Stated exercise:
Pictures are not part of the copy. Retype the lines from the first one through the line that contains "ctx.fillStyle = TEXT_COLOR;".
══ Data
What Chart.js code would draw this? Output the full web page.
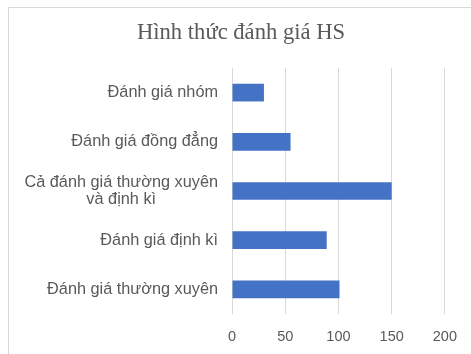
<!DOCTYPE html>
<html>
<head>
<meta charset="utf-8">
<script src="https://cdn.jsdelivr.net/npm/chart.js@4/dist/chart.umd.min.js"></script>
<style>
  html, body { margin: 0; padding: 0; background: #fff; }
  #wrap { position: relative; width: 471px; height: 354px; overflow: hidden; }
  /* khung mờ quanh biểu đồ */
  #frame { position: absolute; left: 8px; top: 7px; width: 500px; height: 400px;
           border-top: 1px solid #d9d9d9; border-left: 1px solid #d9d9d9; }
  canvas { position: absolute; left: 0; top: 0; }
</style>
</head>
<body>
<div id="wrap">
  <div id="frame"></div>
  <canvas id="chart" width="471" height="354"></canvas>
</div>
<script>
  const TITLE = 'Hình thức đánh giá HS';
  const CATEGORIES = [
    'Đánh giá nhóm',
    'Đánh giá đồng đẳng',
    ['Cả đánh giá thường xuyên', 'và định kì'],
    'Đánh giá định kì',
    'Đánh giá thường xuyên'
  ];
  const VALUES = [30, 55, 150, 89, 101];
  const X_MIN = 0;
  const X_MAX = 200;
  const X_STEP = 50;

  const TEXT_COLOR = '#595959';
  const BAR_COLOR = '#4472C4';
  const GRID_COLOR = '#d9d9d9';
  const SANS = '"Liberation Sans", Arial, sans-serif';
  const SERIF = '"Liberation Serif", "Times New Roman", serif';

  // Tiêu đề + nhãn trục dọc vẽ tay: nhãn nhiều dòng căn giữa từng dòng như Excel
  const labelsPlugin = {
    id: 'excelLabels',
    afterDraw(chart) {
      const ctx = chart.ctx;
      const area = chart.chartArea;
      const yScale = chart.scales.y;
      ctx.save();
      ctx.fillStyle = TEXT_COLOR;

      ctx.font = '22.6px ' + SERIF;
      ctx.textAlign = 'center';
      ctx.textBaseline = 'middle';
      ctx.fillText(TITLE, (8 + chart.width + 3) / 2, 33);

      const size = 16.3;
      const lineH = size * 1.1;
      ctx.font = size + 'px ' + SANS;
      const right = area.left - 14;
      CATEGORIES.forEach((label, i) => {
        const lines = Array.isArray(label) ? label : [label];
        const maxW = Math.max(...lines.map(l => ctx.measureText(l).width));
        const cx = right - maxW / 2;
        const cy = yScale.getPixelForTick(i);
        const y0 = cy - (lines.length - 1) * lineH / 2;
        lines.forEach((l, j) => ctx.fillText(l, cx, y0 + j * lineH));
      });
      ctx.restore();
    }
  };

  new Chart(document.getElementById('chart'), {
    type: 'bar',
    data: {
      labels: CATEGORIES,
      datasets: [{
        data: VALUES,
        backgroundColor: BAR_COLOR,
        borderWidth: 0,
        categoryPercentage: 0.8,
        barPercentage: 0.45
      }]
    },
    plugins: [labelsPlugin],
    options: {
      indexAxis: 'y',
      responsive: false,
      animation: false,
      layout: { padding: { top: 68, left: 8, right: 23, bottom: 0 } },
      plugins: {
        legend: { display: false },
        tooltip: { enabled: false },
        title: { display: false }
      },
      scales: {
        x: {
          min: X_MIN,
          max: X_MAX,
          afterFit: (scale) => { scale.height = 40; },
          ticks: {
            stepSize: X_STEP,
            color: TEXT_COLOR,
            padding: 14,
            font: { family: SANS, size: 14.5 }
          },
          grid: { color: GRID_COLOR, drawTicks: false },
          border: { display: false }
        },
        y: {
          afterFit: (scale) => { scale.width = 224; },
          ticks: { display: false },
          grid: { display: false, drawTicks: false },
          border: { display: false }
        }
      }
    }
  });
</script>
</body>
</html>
════
Reply to the task:
What Chart.js code would draw this? Output the full web page.
<!DOCTYPE html>
<html>
<head>
<meta charset="utf-8">
<script src="https://cdn.jsdelivr.net/npm/chart.js@4/dist/chart.umd.min.js"></script>
<style>
  html, body { margin: 0; padding: 0; background: #fff; }
  #wrap { position: relative; width: 471px; height: 354px; overflow: hidden; }
  /* khung mờ quanh biểu đồ */
  #frame { position: absolute; left: 8px; top: 7px; width: 500px; height: 400px;
           border-top: 1px solid #d9d9d9; border-left: 1px solid #d9d9d9; }
  canvas { position: absolute; left: 0; top: 0; }
</style>
</head>
<body>
<div id="wrap">
  <div id="frame"></div>
  <canvas id="chart" width="471" height="354"></canvas>
</div>
<script>
  const TITLE = 'Hình thức đánh giá HS';
  const CATEGORIES = [
    'Đánh giá nhóm',
    'Đánh giá đồng đẳng',
    ['Cả đánh giá thường xuyên', 'và định kì'],
    'Đánh giá định kì',
    'Đánh giá thường xuyên'
  ];
  const VALUES = [30, 55, 150, 89, 101];
  const X_MIN = 0;
  const X_MAX = 200;
  const X_STEP = 50;

  const TEXT_COLOR = '#595959';
  const BAR_COLOR = '#4472C4';
  const GRID_COLOR = '#d9d9d9';
  const SANS = '"Liberation Sans", Arial, sans-serif';
  const SERIF = '"Liberation Serif", "Times New Roman", serif';

  // Tiêu đề + nhãn trục dọc vẽ tay: nhãn nhiều dòng căn giữa từng dòng như Excel
  const labelsPlugin = {
    id: 'excelLabels',
    afterDraw(chart) {
      const ctx = chart.ctx;
      const area = chart.chartArea;
      const yScale = chart.scales.y;
      ctx.save();
      ctx.fillStyle = TEXT_COLOR;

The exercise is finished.